The annotation is on a set of collection objects and is forwarded to the gatekeeper of each institution holding one or more members of the set.

The gatekeeper rejects the annotation. No change is made to the local database, and notice of the rejection is injected back into the network.

The gatekeeper agrees with and accepts the annotation. Notice of the agreement and acceptance of the annotation is injected back into the network.

The gatekeeper ignores the annotation.

The annotation is for a specimen that isn't on the network because the collection isn't on the network. The network retains knowledge of the annotation. This could also be an error condition, it is a case where the network can't determine the destination address for the annotation. This should thus probably generate a message back to the annotator.

The annotation is for a specimen that isn't on the network because the specimen hasn't had its data captured yet. Message goes to destination node, handling is dependent on gatekeeper.

Potential alternative path: The content of the annotation undergoes automated quality control analysis, problems are found, and a FP_Messages#FP_QUALITY_ISSUE_ASSERTION message is generated referring to the original message.

Postconditions

The annotation is stored as part of the authoritative record of the relevant specimen.
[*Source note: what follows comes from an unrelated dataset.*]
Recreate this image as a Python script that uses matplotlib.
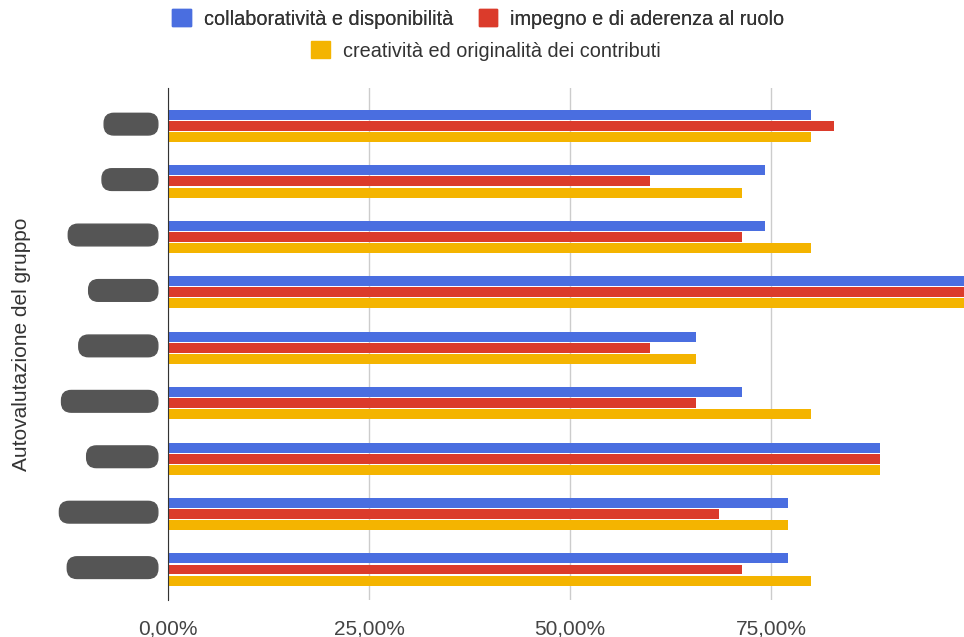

The network retains knowledge of the annotation and its status.

Business Rules

Annotations must contain enough information to determine destination address.

Assumptions

Taxonomist knows which specimen (or specimen set) to annotate. That is, the taxonomist can address an annotation to a particular collection object (which needs to be know to the portal through some GUID or through a set of concepts that form a likely likely identifier for a single collection object (a darwin core triplet)).

Notes

The annotation use case suggests three specific types of messages for the injection of an annotation into the network, and an additional message injected back into the network at a filtering endpoint in response to one of these messages. One annotation message is a New Determination, a message carrying an identification to some level in the taxonomic hierarchy made by some person about some voucher of some organism based on their remote observation of data concerning that organism (e.g. A taxonomist provides a new determination of a specimen in a museum collection based on their viewing of an image of that specimen). A new determination is made by someone at some time (which may not be the person or time of the injection of the new determination message into the network), applies to some thing, identified by a globally unique identifier or by a DarwinCore triplet of institution, collection, and catalog number. A new determination message requires a TaxonName, mappable as a DarwinCore TaxonName element, and can contain any of the taxon name related DarwinCore elements, or TaxonConceptSchema elements. Mapping local concept spaces onto the required and optional elements of the new determination message is the job of the mapping interface. A new determination for a specimen injected into the network is forwarded to the network node associated with the institution holding that specimen, where it is expected to be queued for examination and filtering. The new determination is remembered by the network and can be retrieved from the network in association with the data for the referenced specimen, even though the annotation may still be pending review. On receipt, a human (or a set of filtering rules, e.g. Automatically reject all annotations from some person), can examine the new determination in a local software system (our goal in the prototype, is from within the Specify user interface), and then can inject a message back into the network making an assertion about the annotation. Such response messages may accept the annotation, indicating its acceptance into the local authoritative data store without commenting on its validity – someone said this, I trust them, I've accepted their statement- or agree with the annotation – someone said this, I agree with them, I've accepted their statement – or reject the annotation.